All required keys are present.


## Step 1: Merge diagnosis and individual dataframes

In [5]:
merged_df = pd.merge(dataframes['diagnosis'], dataframes['individual'], on='subject_id', how='left', suffixes=('_diag', '_ind'))

## Step 2: Merge with research subject dataframe

In [6]:
merged_df = pd.merge(merged_df, dataframes['rsub'], on='researchsubject_id', how='left', suffixes=('', '_rsub'))

## Step 3: Merge with specimen dataframe

In [7]:
merged_df = pd.merge(merged_df, dataframes['specimen'], on='researchsubject_id', how='left', suffixes=('', '_spec'))

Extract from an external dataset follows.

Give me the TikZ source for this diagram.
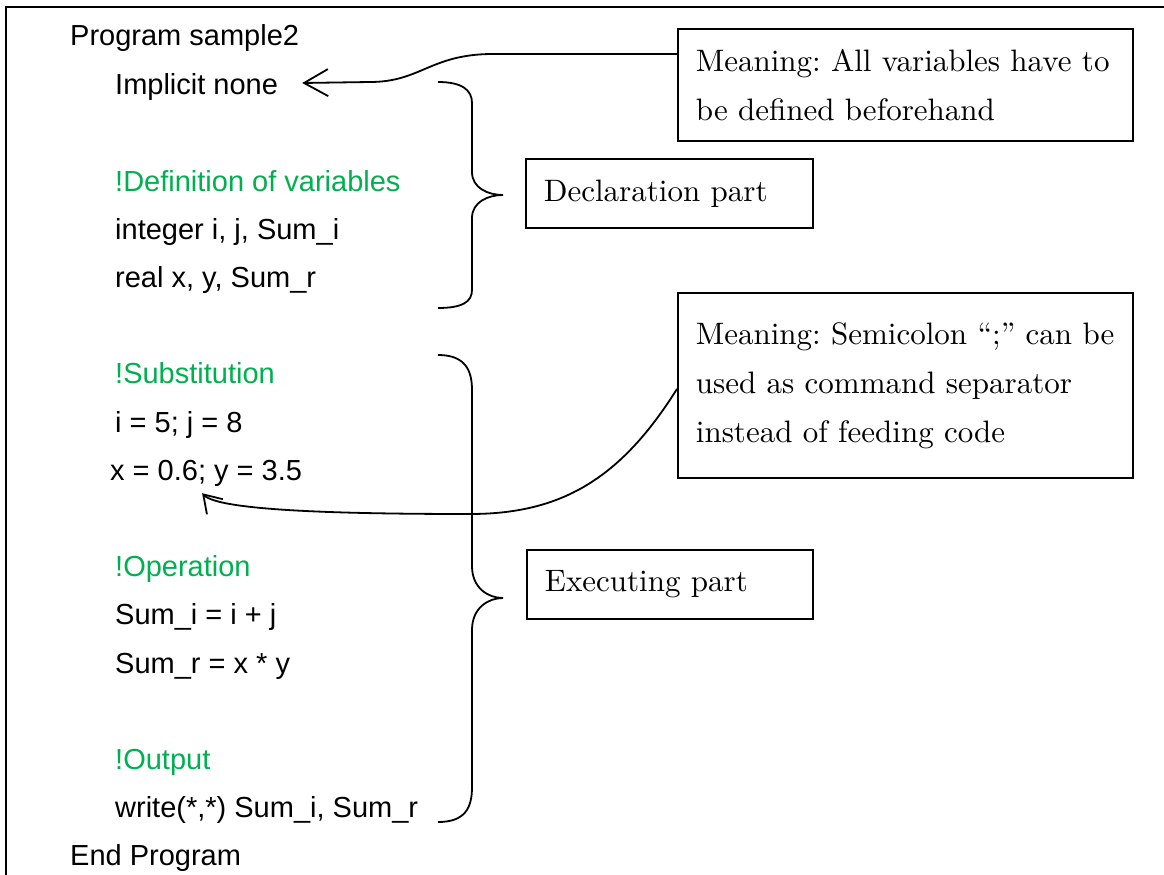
\documentclass[tikz,border=0pt]{standalone}
\usepackage{fontspec}
\newfontfamily\codefont{Liberation Sans}
\newfontfamily\notefont[Extension=.otf, Ligatures=TeX]{lmroman10-regular}
\usetikzlibrary{arrows.meta,positioning,calc}
\definecolor{cmtgreen}{RGB}{0,176,80}

\tikzset{
  code/.style={anchor=base west, inner sep=0pt, font=\codefont\fontsize{29}{35}\selectfont},
  cmt/.style={code, text=cmtgreen},
  note/.style={draw, line width=1.8pt, anchor=north west, inner xsep=18pt, inner ysep=0pt,
    align=left, font=\notefont\fontsize{31}{49}\selectfont\frenchspacing},
  brace/.style={line width=1.8pt},
  callout/.style={line width=1.8pt, -{Straight Barb[length=24pt,width=27pt]}},
  callouttwo/.style={line width=1.8pt, -{Straight Barb[length=17pt,width=22pt]}}
}

\begin{document}
\begin{tikzpicture}[x=1pt, y=-1pt]
  \useasboundingbox (0,0) rectangle (1164,875);
  \draw[line width=2.5pt] (1164,7) -- (6,7) -- (6,875);

  % the program
  \node (prog) at (70,46) [code] {Program sample2};
  \node (impl) at (115,94) [code] {Implicit none};
  \node (cdef) at (115,191) [cmt] {!Definition of variables};
  \node (vint) at (115,239) [code] {integer i, j, Sum\_i};
  \node (vreal) at (115,287) [code] {real x, y, Sum\_r};
  \node (csub) at (115,383) [cmt] {!Substitution};
  \node (asgi) at (115,432) [code] {i = 5; j = 8};
  \node (asgx) at (110,480) [code] {x = 0.6; y = 3.5};
  \node (cop) at (115,576) [cmt] {!Operation};
  \node (sumi) at (115,624) [code] {Sum\_i = i + j};
  \node (sumr) at (115,673) [code] {Sum\_r = x * y};
  \node (cout) at (115,769) [cmt] {!Output};
  \node (wrt) at (115,817) [code] {write(*,*) Sum\_i, Sum\_r};
  \node (endp) at (70,865) [code] {End Program};

  % notes
  \node (mean1) at (677,28) [note, text width=419pt, minimum height=112pt] {Meaning: All variables have to\\be defined beforehand};
  \node (decl) at (525,158) [note, text width=251pt, minimum height=69pt] {Declaration part};
  \node (mean2) at (677,292) [note, text width=419pt, minimum height=185pt] {Meaning: Semicolon ``;'' can be\\used as command separator\\instead of feeding code};
  \node (exec) at (526,549) [note, text width=250pt, minimum height=69pt] {Executing part};

  % braces
  \draw[brace] (438,82) .. controls (462,82) and (472,90) .. (472,103) -- (472,172)
    .. controls (472,188) and (488,195) .. (503,195) .. controls (488,195) and (472,202) .. (472,218)
    -- (472,290) .. controls (472,302) and (462,308) .. (438,308);
  \draw[brace] (438,355) .. controls (465,355) and (472,370) .. (472,390) -- (472,566)
    .. controls (472,588) and (488,598) .. (503,598) .. controls (488,598) and (472,608) .. (472,630)
    -- (472,787) .. controls (472,808) and (465,822) .. (438,822);

  \draw[callout] ([yshift=31pt]mean1.west) -- (490,54) .. controls (430,55) and (420,82) .. (370,82)
    -- ([xshift=24pt,yshift=3.5pt]impl.east);
  \draw[callouttwo] ([yshift=-3.5pt]mean2.west) .. controls (620,480) and (560,514) .. (470,514)
    .. controls (330,514) and (218,510) .. ([xshift=-4pt,yshift=-7pt]asgx.south);
\end{tikzpicture}
\end{document}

## Step 4: Merge with treatment dataframe

In [8]:
merged_df = pd.merge(merged_df, dataframes['treatment'], on='researchsubject_id', how='left', suffixes=('', '_treat'))

## Step 5: Merge with mutation dataframe

In [9]:
merged_df = pd.merge(merged_df, dataframes['mutation'], left_on='subject_id', right_on='cda_subject_id', how='left', suffixes=('', '_mut'))

## Get unique rows based on certain columns

In [10]:
unique_rows_df = merged_df.drop_duplicates(subset=['primary_diagnosis', 'primary_diagnosis_condition', 'primary_diagnosis_site']).reset_index(drop=True)[['primary_diagnosis', 'primary_diagnosis_condition', 'primary_diagnosis_site']]

In [11]:
unique_rows_df

Unnamed: 0,primary_diagnosis,primary_diagnosis_condition,primary_diagnosis_site
0,"Germ cell tumor, NOS",Germ Cell Neoplasms,"Heart, mediastinum, and pleura"
1,"Mesothelioma, NOS",Mesothelial Neoplasms,"Heart, mediastinum, and pleura"
2,"Epithelioid mesothelioma, malignant",Mesothelial Neoplasms,"Heart, mediastinum, and pleura"
3,"Mesothelioma, biphasic, malignant",Mesothelial Neoplasms,"Heart, mediastinum, and pleura"
4,"Mesothelioma, malignant",Mesothelial Neoplasms,"Heart, mediastinum, and pleura"
5,"Neuroblastoma, NOS",Neuroepitheliomatous Neoplasms,"Heart, mediastinum, and pleura"
6,"Thymoma, type B2, malignant",Thymic Epithelial Neoplasms,"Heart, mediastinum, and pleura"
7,Neuroblastoma,"Neuroblastoma, NOS","Heart, mediastinum, and pleura"
8,"Thymoma, type A, malignant",Thymic Epithelial Neoplasms,"Heart, mediastinum, and pleura"
9,Ganglioneuroblastoma,Neuroepitheliomatous Neoplasms,"Heart, mediastinum, and pleura"


In [37]:
unique_rows_df.to_csv(f'../CombinationsForTissues/results/{keyword}_unique_combination.csv')